Immediately after Positano we come to Praiano, a small town linked to Amalfi during the period of the Maritime Republics. Less famous than Positano, but equally popular amongst the rich and famous, Praiano is a delightful little town which boasts a spectacular setting and some of the region's most highly acclaimed eateries: restaurants where to savour superb fish and seafood specialities, but also dishes prepared using the delicious local tomatoes, dairy products, and citrus fruits.

Our journey continues towards the miniscule villages of Furore and Conca dei Marini. Furore is also known as the "painted town" thanks to the numerous murals which adorn the walls of the houses. First recorded mention of the little town, which counts a total of just 800 inhabitants, dates back to 1752.
Conca dei Marini is known above all for the splendid Grotta dello Smeraldo, a karst cave the waters of which are tinged with a spectacular emerald hue. The ceiling of the cave is more than 20 meters high.

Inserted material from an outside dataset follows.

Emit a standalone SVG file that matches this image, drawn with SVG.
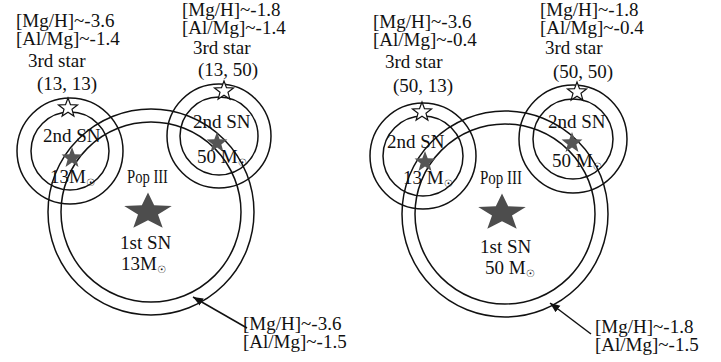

Once in Amalfi, town which has lent its name to the entire stretch of coast from Positano to Vietri sul Mare, it is easy to understand why it has been awarded World Heritage Site status by UNESCO. A charming maze of winding lanes and narrow alleyways opens out to reveal views of the cathedral dedicated to St Andrew, the saint whose relics are still conserved within this magnificent house of worship.

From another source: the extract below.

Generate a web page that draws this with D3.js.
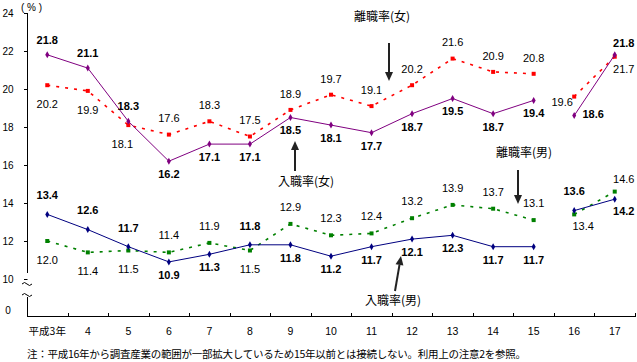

The town of Ravello is another jewel of the Amalfi Coast, known on an international scale for the Music Festival held here each year. Ravello is also famous for its elegant villas, such as Villa Cimbrone which boasts a view of the Gulf of Salerno described by Gore Vidal as the most beautiful in the whole world. Villa Rufolo is also worthy of mention. The origins of the building date back to the medieval period although its was completely restructured in the 19th century. Known locally as the Villa of 365 Rooms, this sumptuous residence is characterised by its elaborate concoction of Arabian and Byzantine-style décor.

Minori and Maiori are two towns rich in history and tradition. Minori was much loved by the Romans, the presence of whom can be traced in various archaeological sites including that of a Villa dating back to the 1st century B.C. In 1943 Maiori was chosen by the Anglo-American troops as landing site during Operation Avalanche. Today Maiori hosts a number of well-attended festivals including the Maiori Carnival and the Rossellini Film Festival, this latter held in honour of the Neorealist film director who filmed many of his most important movies here in Maiori.

Our journey draws to a close in Vietri sul Mare, once an ancient Etruscan settlement and now a popular seaside resort, famous since the 16th century as prolific producer of quality ceramics and majolica.